This article might offend some people, but please bear with me till the end and pay attention to the science mentioned in this article. As a therapist in practice for over 30 years I have had a lot of firsthand experience with this topic. Most people would not think that one all-nighter could lead to adultery, but science shows that even one night of missed sleep can have lasting effects on your life; possibly even affecting your genes.
At night your body is repairing itself, and when you don’t get enough sleep, your circadian rhythms are misaligned. As a result, your blood sugar is impaired and the presence of melatonin is altered. This is especially true for people who work late-shift jobs or travel a lot, so their normal eating and sleeping times are off. This explains the high incidence of adultery in the patients in my practice who travel frequently. They are suffering from “burnout,” blood sugar imbalances, and imbalances in their brain chemicals. I call this a Biochemical Craving for Connection (adultery) and craving for sugar and alcohol, which my patients frequent to get the “high” to minimize the low from minimal sleep.
When you’re sleep deprived, judgement and clarity is completely off. In fact, that is why Las Vegas has no clocks in the casinos. For people who gamble all night, with no sleep, the reward system becomes higher to take risks that they wouldn’t otherwise take. Lack of sleep with stress, loss, and separation can cause blood sugar issues and makes one more prone to adultery. The Harvard Business Review reports that in their study on the effects that sleep has on unethical behavior, a lack of sleep depleted self-control, which in turn led to unethical behavior. Remember, monogamy is a conscious decision to stay faithful.
Sleep deprivation gives you the munchies, and my patients turn to high carb foods or alcohol for high energy and a dopamine rush. This Biochemical Craving for Connection from the dopamine makes you feel alive and happy, until the crash comes, and then you feel a low and crave more sugar or alcohol. All of my patients who have been tested have blood sugar issues. Blood sugar issues cause fight or flight and thrill seeking to quell the low and get the high.
Lack of sleep affects the hormones and immune function. The body compensates for the stress, loss, and separation by the Biochemical Craving for Connection (adultery) to reverse the flow of low energy and feeling of malaise. Adultery acts like a pick me up when sugar no longer does the trick.
Ariana Huffington discusses in her book, The Sleep Revolution: Transforming Your Life, One Night at a Time, how behavior and relationships and emotion, health, and safety are affected by sleep. I see adultery in families from generation to generation. I have often felt that there is an adultery gene, so lack of sleep is a way of connecting the dots to stress, loss, and separation. Could there be a sleepless gene handed down? Could there be an adultery gene? Genes can affect your behavior and they can especially affect adultery.

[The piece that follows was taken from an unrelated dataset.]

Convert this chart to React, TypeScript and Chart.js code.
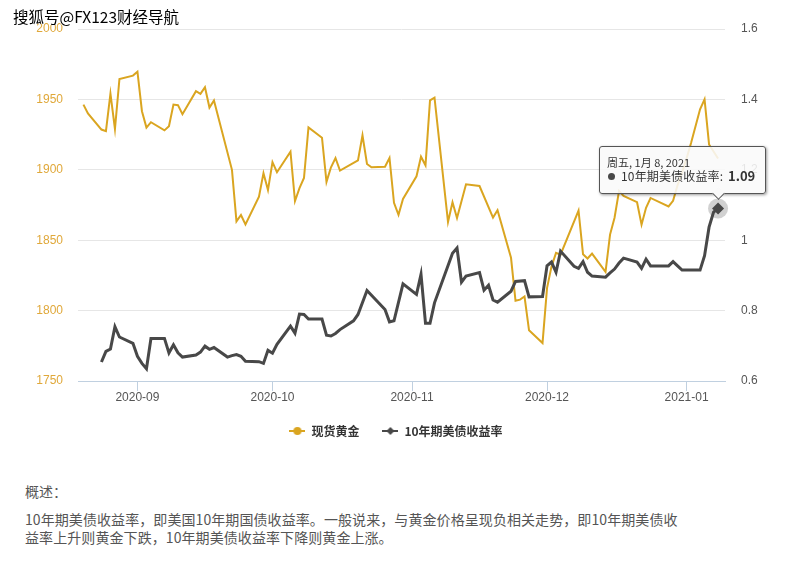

Some researchers even found that men who missed out on just one night’s sleep rated women as significantly more interested in sex than usual. Exhaustion and sleep deprivation have been shown to affect decision making parts of the brain—similar to getting drunk. Advice to married or committed men: before you ask for a phone number with your wedding ring on, check how much sleep you’ve gotten.
Brain chemicals are hereditary, but they can be changed. Burnout comes from lack of sleep, stress, loss, and separation. It requires balancing brain chemicals with supplements, diet, exercise, 7.5-8 hours of sleep, and psychotherapy to see empathy return and adultery stop. I see recurrences of adultery 2 years later when my patients go off the diet, stop the supplements and psychotherapy, and start getting only 3-4 hours of sleep again. The clarity stops. Poor judgement occurs and there is a lack of empathy, which only further increases the adultery. It affects not only genes, but mood, which is a big problem in marital happiness.
Now that you know more about the importance of sleep for preventing addiction and your emotional, physical, and mental health, I want to share some tips for getting a good night’s rest:
Granted, it seems unusual to link sleepless nights to adultery. And it sure seems that the science indicates that the part of the brain that rules self-control is affected by a lack of sleep. Given some of the evidence here do you think it's possible? Does it make you say "Hmm...?" What are your thoughts?